Il va sans dire que la lecture de ce mince recueil, de format carré, sensible, mais retenu, suscite l’intérêt du lecteur. On y évolue dans un univers dont les composantes sont à la fois stellaires et maritimes. On y voit passer des voiliers, des bateaux, mais aussi le temps (« la clepsydre / au cœur de l’étoile », V).

Éclaté, l’univers du poète distribue à sa guise les élément d’un décor imaginaire (« Le vent dans les voiles de la nuit », V) dont les motifs reviennent de poème en poème : nuit, étoile, bateau, phare…

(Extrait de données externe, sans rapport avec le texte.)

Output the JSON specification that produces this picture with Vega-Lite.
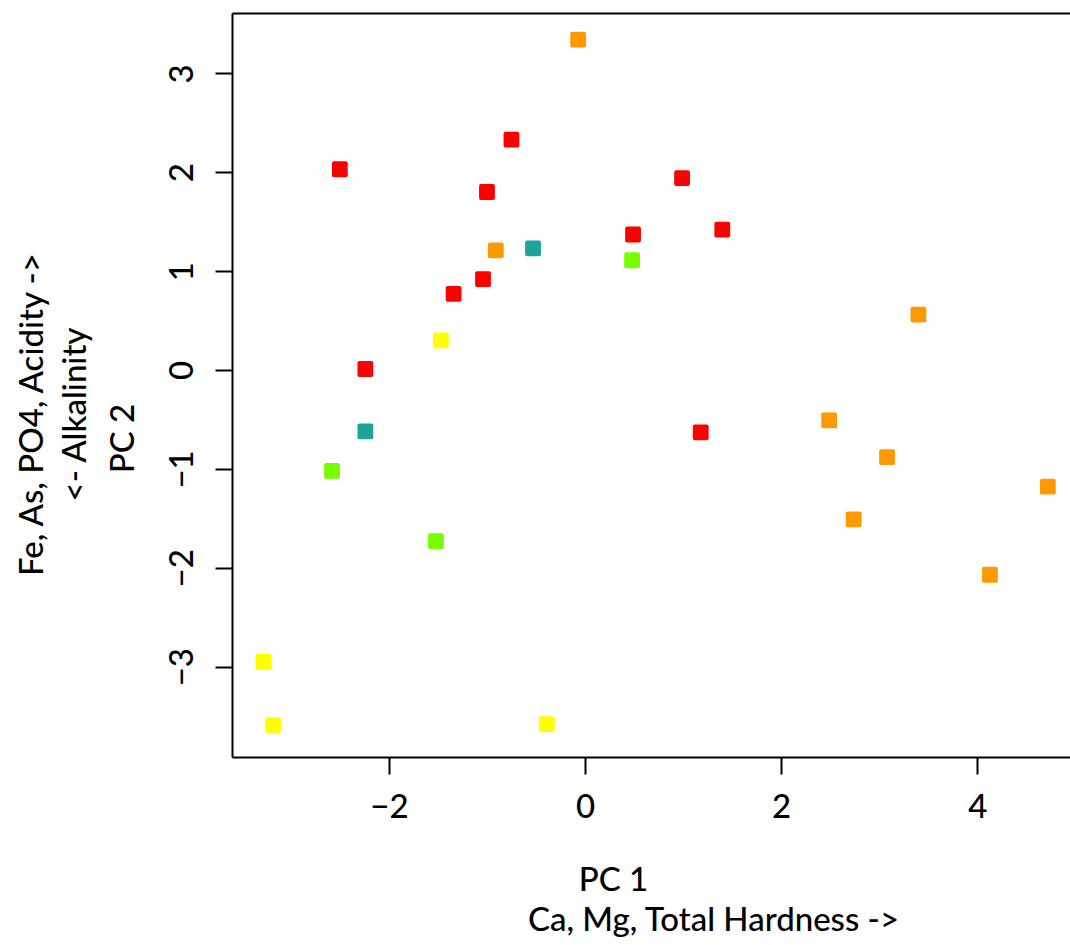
{
  "$schema": "https://vega.github.io/schema/vega-lite/v6.json",
  "width": 838,
  "height": 744,
  "autosize": "none",
  "padding": {"left": 232, "top": 13, "right": 0, "bottom": 188},
  "background": "white",
  "config": {
    "view": {"stroke": null},
    "font": "Lato",
    "axis": {
      "domainColor": "black",
      "domainWidth": 2,
      "tickColor": "black",
      "tickWidth": 2,
      "tickSize": 17,
      "labelColor": "black",
      "labelFont": "Lato",
      "labelFontSize": 33,
      "labelFontWeight": 500,
      "titleColor": "black",
      "titleFont": "Lato",
      "titleFontSize": 33,
      "titleFontWeight": 500,
      "grid": false
    }
  },
  "data": {
    "values": [
      {"pc1": -0.07, "pc2": 3.34, "cluster": "C2"},
      {"pc1": -0.75, "pc2": 2.33, "cluster": "C1"},
      {"pc1": -2.50, "pc2": 2.03, "cluster": "C1"},
      {"pc1": -1.00, "pc2": 1.80, "cluster": "C1"},
      {"pc1": 0.99, "pc2": 1.94, "cluster": "C1"},
      {"pc1": 0.49, "pc2": 1.37, "cluster": "C1"},
      {"pc1": 1.40, "pc2": 1.42, "cluster": "C1"},
      {"pc1": -0.91, "pc2": 1.21, "cluster": "C2"},
      {"pc1": -0.53, "pc2": 1.23, "cluster": "C3"},
      {"pc1": 0.48, "pc2": 1.11, "cluster": "C4"},
      {"pc1": -1.04, "pc2": 0.92, "cluster": "C1"},
      {"pc1": -1.34, "pc2": 0.77, "cluster": "C1"},
      {"pc1": 3.40, "pc2": 0.56, "cluster": "C2"},
      {"pc1": -1.47, "pc2": 0.30, "cluster": "C5"},
      {"pc1": -2.24, "pc2": 0.01, "cluster": "C1"},
      {"pc1": -2.24, "pc2": -0.62, "cluster": "C3"},
      {"pc1": 1.18, "pc2": -0.63, "cluster": "C1"},
      {"pc1": 2.49, "pc2": -0.51, "cluster": "C2"},
      {"pc1": -2.58, "pc2": -1.02, "cluster": "C4"},
      {"pc1": 3.08, "pc2": -0.88, "cluster": "C2"},
      {"pc1": 4.72, "pc2": -1.18, "cluster": "C2"},
      {"pc1": 2.74, "pc2": -1.51, "cluster": "C2"},
      {"pc1": -1.52, "pc2": -1.73, "cluster": "C4"},
      {"pc1": 4.13, "pc2": -2.07, "cluster": "C2"},
      {"pc1": -3.28, "pc2": -2.95, "cluster": "C5"},
      {"pc1": -3.18, "pc2": -3.59, "cluster": "C5"},
      {"pc1": -0.39, "pc2": -3.58, "cluster": "C5"}
    ]
  },
  "layer": [
    {
      "mark": {
        "type": "point",
        "shape": "M-1,-0.75Q-1,-1,-0.75,-1L0.75,-1Q1,-1,1,-0.75L1,0.75Q1,1,0.75,1L-0.75,1Q-1,1,-1,0.75Z",
        "size": 250,
        "filled": true,
        "opacity": 1,
        "strokeWidth": 0
      },
      "encoding": {
        "x": {
          "field": "pc1",
          "type": "quantitative",
          "scale": {"domain": [-3.6, 4.946], "nice": false, "zero": false},
          "axis": {
            "orient": "bottom",
            "values": [-2, 0, 2, 4],
            "labelPadding": 17,
            "labelFlush": false,
            "labelOverlap": false,
            "title": "PC 1",
            "titleX": 381,
            "titleY": 133,
            "titleAlign": "center",
            "titleBaseline": "alphabetic",
            "titleAnchor": null
          }
        },
        "y": {
          "field": "pc2",
          "type": "quantitative",
          "scale": {"domain": [-3.913, 3.61], "nice": false, "zero": false},
          "axis": {
            "orient": "left",
            "values": [-3, -2, -1, 0, 1, 2, 3],
            "labelAngle": 270,
            "labelAlign": "center",
            "labelBaseline": "bottom",
            "labelPadding": 16,
            "labelFlush": false,
            "labelOverlap": false,
            "title": "PC 2",
            "titleAngle": 270,
            "titleX": -99,
            "titleY": 425,
            "titleAlign": "center",
            "titleBaseline": "alphabetic",
            "titleAnchor": null
          }
        },
        "color": {
          "field": "cluster",
          "type": "nominal",
          "scale": {
            "domain": ["C1", "C2", "C3", "C4", "C5"],
            "range": ["#FF0000", "#FF9900", "#1AA59A", "#77FF00", "#FFFF00"]
          },
          "legend": null
        }
      }
    },
    {
      "mark": {"type": "point", "opacity": 0},
      "encoding": {
        "x": {
          "field": "pc1",
          "type": "quantitative",
          "scale": {"domain": [-3.6, 4.946], "nice": false, "zero": false},
          "axis": {
            "orient": "top",
            "ticks": false,
            "labels": false,
            "title": "Ca, Mg, Total Hardness ->",
            "titleX": 481,
            "titleY": 917,
            "titleAlign": "center",
            "titleBaseline": "alphabetic",
            "titleAnchor": null
          }
        },
        "y": {
          "field": "pc2",
          "type": "quantitative",
          "scale": {"domain": [-3.913, 3.61], "nice": false, "zero": false},
          "axis": {
            "orient": "right",
            "domain": false,
            "ticks": false,
            "labels": false,
            "title": ["Fe, As, PO4, Acidity ->", "<- Alkalinity"],
            "titleAngle": 270,
            "titleX": -1028,
            "titleY": 401,
            "titleAlign": "center",
            "titleBaseline": "alphabetic",
            "titleLineHeight": 43,
            "titleAnchor": null
          }
        }
      }
    }
  ],
  "resolve": {"axis": {"x": "independent", "y": "independent"}}
}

Pour finir, une affirmation presque pascalienne : « Seul le mot dissipe l’ennui » (VI).

                       

Présentation de l’auteur

Daniel Brochard

Daniel Brochard est né en 1974 à Parthenay (Deux-Sèvres). Très tôt attiré par le dessin, il découvre la poésie à 17 ans. C’est à cet âge que débute une longue maladie. Hospitalisé en 1994 et diagnostiqué schizophrène, il suit des études de philosophie, puis mène différentes activités. Peintre en bâtiment, saisonnier agricole, aide-documentaliste, puis étudiant en Documentation à Bordeaux, il est reconnu Adulte Handicapé en 2003. Directeur de la revue de poésie Mot à Maux et bloggeur, il commence sérieusement la peinture en 2005. Menant de front écriture poétique et peinture, il s’oriente aussi vers le roman. Il vit actuellement à Talmont-Saint-Hilaire (Vendée).